One evening I caught part of a motivational talk given by Jimmy Johnson on the NFL Network. He was sharing a football philosophy he learned from another coach about how football rewards great conditioning. When we think of a great football player, with think of a tough guy with great strength, speed and natural ability, but it means nothing without conditioning. Regardless of your ability, fatigue will cause you to lose focus and make mistakes; you will lose the will to fight and you will lose the will to win. Nearing the end of a game, a player should be smiling. The player who is hunched over and sucking-wind in the 4th quarter becomes a coward. Even if your opponent is more talented, you can still win by exhausting your rival.
When I was younger I played some soccer. Now my eleven year old son plays on the local travel team. At the end of the last spring season we had a “kids vs. the parents” game just for fun. I do some jogging to try and keep fit, but it is nothing like the conditioning needed for the frequent, fast sprints required in soccer.
Although the Dads were bigger, stronger and in some cases more talented than the boys, by the end of the game fatigue made a coward out of me. I lost the will to play and I lost the will to win. I started to make mistakes. I began to hope the ball would not come my way in fear of being embarrassed by some speedy kid. I knew what to do, but I could not do it; my body could not react to my will because of fatigue. It was like Romans 7:19 was coming to life right there on the field, “For I do not do the good I want, but I do the evil I do not want”. The Dads did win in the end, but no thanks to me.
After seeing coach Johnson’s talk the night before, I happened across a reflection from St. John of the Cross the very next morning which spoke of fatigue. We may be familiar with the analogies that compare spiritual conditioning to physical conditioning. An athlete prepares for an event through training and practice; it’s a lot of hard work and discipline. It may even be described as suffering and sacrifice. The same is true in the spiritual life if we want to defeat our adversary. But St. John touches on something a little different; something that is dangerous even for those who are spiritually well disciplined. It’s what happens when we are fatigued by divided desires.

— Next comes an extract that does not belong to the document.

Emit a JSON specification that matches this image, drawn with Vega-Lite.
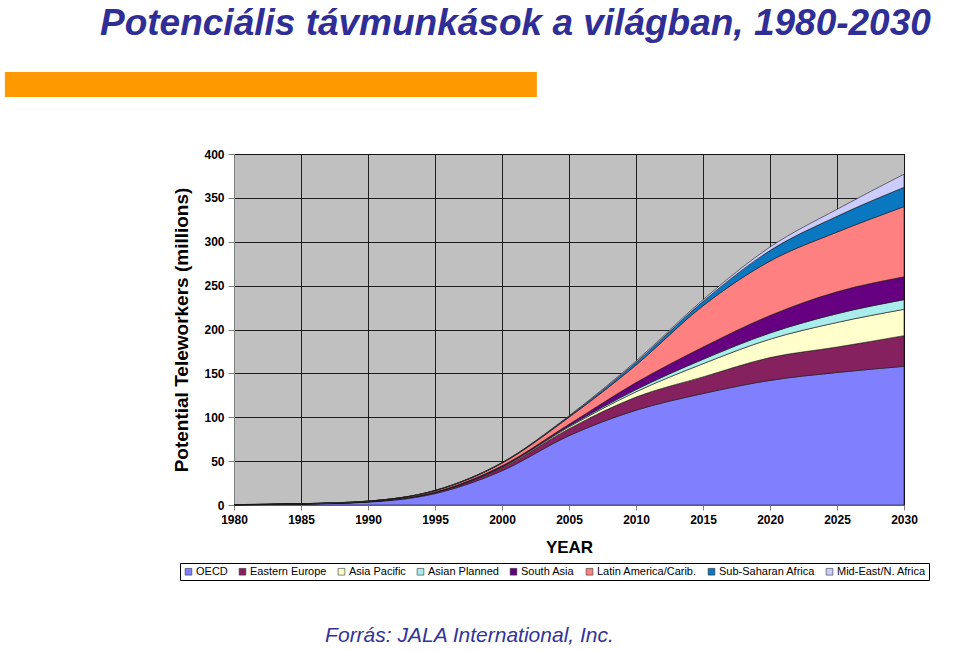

“Weakness and tepidity are another kind of harm the appetites produce in a man. For the appetites sap the strength needed for perseverance in the practice of a virtue…. A man whose will is divided among trifles is like water which, because of some leakage, will not rise higher and consequently becomes useless.”
|St. John of the Cross|
If we pour out too much of our time, talent and treasure like a libation to the gods of power, possessions and pleasure, we leave ourselves open to spiritual attack, even if we have routine spiritual practices. Too much work, too many hobbies/activities, too much on the social calendar; the devil loves worldly busyness and helps to keep us pulled in many directions in order to exhaust us. This can happen even with ministry work and other “good deeds”. Once fatigued, his temptations have greater effect. He knows we will lose focus in our spiritual life and make mistakes, we will lose the will to fight and we will lose the will to win. If not careful, we too will become useless, living life as described in Romans 7:19 because fatigue makes cowards of us all.